After discovery, the estimate should be more reliable because it is based on reviewed data, tested assumptions, and documented risks. It still may not be perfectly fixed, but it should be commercially safer.

This reduces the likelihood of patterns described in Ecommerce ERP Integration Failures, such as broken order flows, stock mismatches, and unsupported operational exceptions. It also helps avoid broader delivery risks covered in Why Software Projects Fail, including unclear ownership, weak requirements, and late discovery of critical constraints.

Buyer Checklist: Questions to Ask Before Approving an Integration Estimate

Before approving an ecommerce integration proposal, ask the vendor:

  1. What assumptions does this estimate depend on?
  2. Which APIs have you actually tested?
  3. Have you reviewed sample product, customer, order, stock, and refund data?
  4. What happens if the sandbox differs from production?
  5. Which system owns product data, pricing, tax, inventory, order status, and refunds?
  6. How are failed syncs retried?
  7. How are duplicate orders or duplicate webhooks prevented?
  8. What audit logs will support finance, operations, and customer service?
  9. How will reconciliation between systems work?
  10. What payment, GDPR, PII, or PCI boundaries are included or excluded?
  11. What vendor access or third-party support is required?
  12. What is explicitly excluded from the estimate?
  13. What would trigger a change request?
  14. What manual workarounds are expected during launch or fallback?
  15. What are the biggest risks that could affect cost or timeline?

Red flags include:

  • A fixed quote based only on a feature list
  • No request for sample data
  • No discussion of failed syncs, retries, or duplicates
  • No clarification of system ownership
  • No mention of sandbox limitations
  • No exclusions or assumptions
  • No plan for reconciliation after launch

The Better Estimation Mindset

Good ecommerce consulting does not promise certainty too early. It makes uncertainty visible, prices risk honestly, and validates assumptions before large commitments.

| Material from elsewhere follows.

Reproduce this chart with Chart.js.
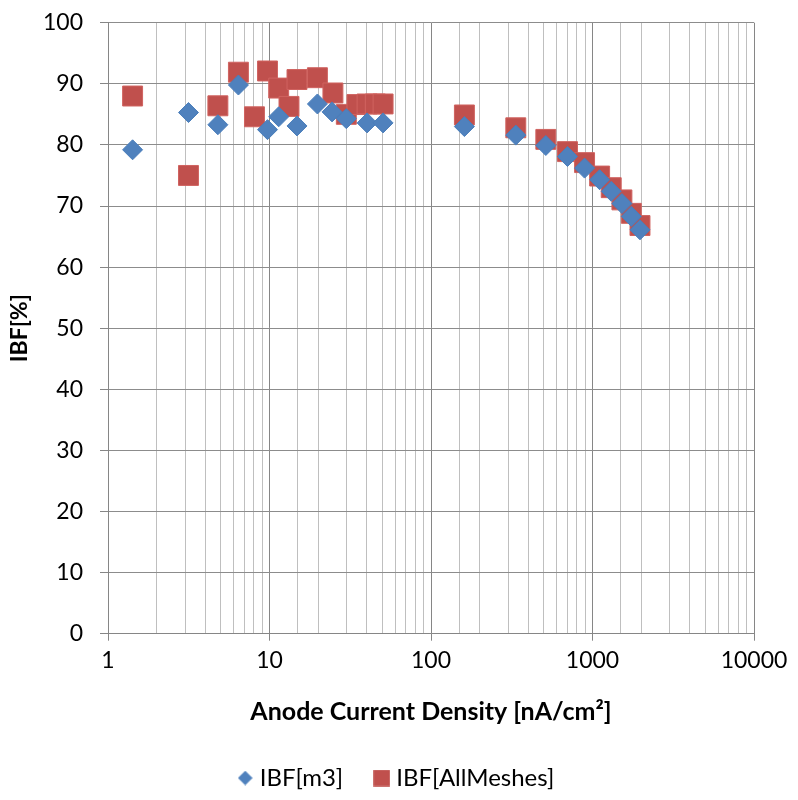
<!DOCTYPE html>
<html>
<head>
<meta charset="utf-8">
<script src="https://cdn.jsdelivr.net/npm/chart.js@4/dist/chart.umd.min.js"></script>
<style>
html,body{margin:0;padding:0;background:#fff;}
#wrap{width:798px;height:800px;}
</style>
</head>
<body>
<div id="wrap"><canvas id="c" width="798" height="800"></canvas></div>
<script>
const m3X = [1.42, 3.15, 4.79, 6.42, 9.72, 11.4, 14.8, 19.8, 24.4, 29.9, 40.2, 50.5, 161, 335, 514, 700, 893, 1107, 1306, 1521, 1739, 1968];
const m3Y = [79.2, 85.3, 83.3, 89.8, 82.5, 84.6, 83.1, 86.7, 85.4, 84.3, 83.6, 83.6, 83.0, 81.6, 79.9, 78.1, 76.2, 74.3, 72.4, 70.4, 68.3, 66.1];
const allX = [1.42, 3.15, 4.79, 6.42, 8.07, 9.72, 11.4, 13.2, 14.8, 19.8, 24.7, 29.9, 34.8, 40.2, 45.2, 50.5, 161, 335, 514, 700, 893, 1107, 1306, 1521, 1739, 1968];
const allY = [88.0, 75.0, 86.4, 91.9, 84.6, 92.1, 89.3, 86.3, 90.7, 91.0, 88.5, 85.0, 86.6, 86.7, 86.7, 86.7, 84.9, 82.8, 80.9, 78.9, 77.1, 74.9, 73.0, 71.0, 68.8, 66.8];
const xTickLabels = [1, 10, 100, 1000, 10000];
const yTicks = [0, 10, 20, 30, 40, 50, 60, 70, 80, 90, 100];
const seriesNames = ['IBF[m3]', 'IBF[AllMeshes]'];
const xTitle = 'Anode Current Density [nA/cm\u00B2]';
const yTitle = 'IBF[%]';

const BLUE = '#4F81BD', RED = '#C0504D';
const toPts = (xs, ys) => xs.map((x, i) => ({x: x, y: ys[i]}));
const isMajor = v => xTickLabels.indexOf(Math.round(v)) >= 0 && Math.abs(v - Math.round(v)) < 1e-6;
const FONT = 'Lato, "Open Sans", sans-serif';

// legend marker images
function markerCanvas(kind) {
  const cv = document.createElement('canvas');
  const s = kind === 'diamond' ? 15 : 17;
  cv.width = s; cv.height = s;
  const g = cv.getContext('2d');
  if (kind === 'diamond') {
    g.fillStyle = BLUE;
    g.beginPath(); g.moveTo(7.5, 0.2); g.lineTo(14.8, 7.5); g.lineTo(7.5, 14.8); g.lineTo(0.2, 7.5); g.closePath(); g.fill();
  } else {
    g.fillStyle = RED;
    g.fillRect(0.2, 0.2, 16.6, 16.6);
  }
  return cv;
}
const legendMarkers = [markerCanvas('diamond'), markerCanvas('square')];

new Chart(document.getElementById('c'), {
  type: 'scatter',
  data: {
    datasets: [
      {label: seriesNames[0], data: toPts(m3X, m3Y), pointStyle: 'rectRot', pointRadius: 10, pointHoverRadius: 10,
       backgroundColor: BLUE, borderColor: '#4A7EBB', borderWidth: 1},
      {label: seriesNames[1], data: toPts(allX, allY), pointStyle: 'rect', pointRadius: 14.1, pointHoverRadius: 14.1,
       backgroundColor: RED, borderColor: '#D06360', borderWidth: 1}
    ]
  },
  options: {
    responsive: false,
    animation: false,
    events: [],
    layout: {autoPadding: false, padding: {top: 22.7, right: 44, left: 43, bottom: 0}},
    plugins: {
      tooltip: {enabled: false},
      legend: {
        position: 'bottom',
        labels: {
          usePointStyle: true,
          boxHeight: 13,
          boxWidth: 5,
          padding: 36,
          color: '#000',
          font: {family: FONT, size: 24},
          generateLabels: chart => {
            const items = Chart.defaults.plugins.legend.labels.generateLabels(chart);
            items.forEach((it, i) => { it.pointStyle = legendMarkers[i]; });
            return items;
          }
        }
      }
    },
    scales: {
      x: {
        type: 'logarithmic',
        min: 1, max: 10000,
        border: {display: true, color: '#868686', width: 1},
        grid: {
          color: c => (c.tick && isMajor(c.tick.value)) ? '#868686' : '#BFBFBF',
          tickColor: c => (c.tick && isMajor(c.tick.value)) ? '#868686' : 'rgba(0,0,0,0)',
          tickLength: 7,
          lineWidth: 1
        },
        ticks: {
          autoSkip: false,
          maxRotation: 0,
          padding: 6,
          color: '#000',
          font: {family: FONT, size: 23},
          callback: v => isMajor(v) ? String(Math.round(v)) : ''
        },
        title: {display: true, text: xTitle, color: '#000', font: {family: FONT, size: 25, weight: 'bold'}, padding: {top: 16.7, bottom: 3}}
      },
      y: {
        min: 0, max: 100,
        afterFit: s => { s.width = 65; },
        border: {display: true, color: '#868686', width: 1},
        grid: {color: '#8C8C8C', tickColor: '#868686', tickLength: 25, tickBorderDash: [0, 17, 8, 200]},
        ticks: {
          stepSize: 10,
          padding: 0,
          color: '#000',
          font: {family: FONT, size: 23},
          callback: v => yTicks.indexOf(v) >= 0 ? String(v) : ''
        },
        title: {display: true, text: yTitle, color: '#000', font: {family: FONT, size: 23, weight: 'bold'}, padding: {top: -37, bottom: 4}}
      }
    }
  }
});
</script>
</body>
</html>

For CTOs, discovery reduces technical risk. For ecommerce managers, it protects launch scope and customer experience. For operations leaders, it exposes warehouse, fulfillment, and support impacts. For CFOs and procurement teams, it creates a more defensible budget and contract structure.

If your integration touches ERP, PIM, WMS, payments, or legacy systems, start with discovery before requesting a fixed build quote. In many integration projects, this is the most cost-effective way to protect budget, timeline, and revenue because it prevents expensive surprises from being discovered only during implementation or after launch.

A practical next step: prepare API documentation, sandbox access, sample orders, product exports, stock files, refund examples, process maps, and stakeholder contacts before asking vendors for an estimate. The better the evidence, the better the price.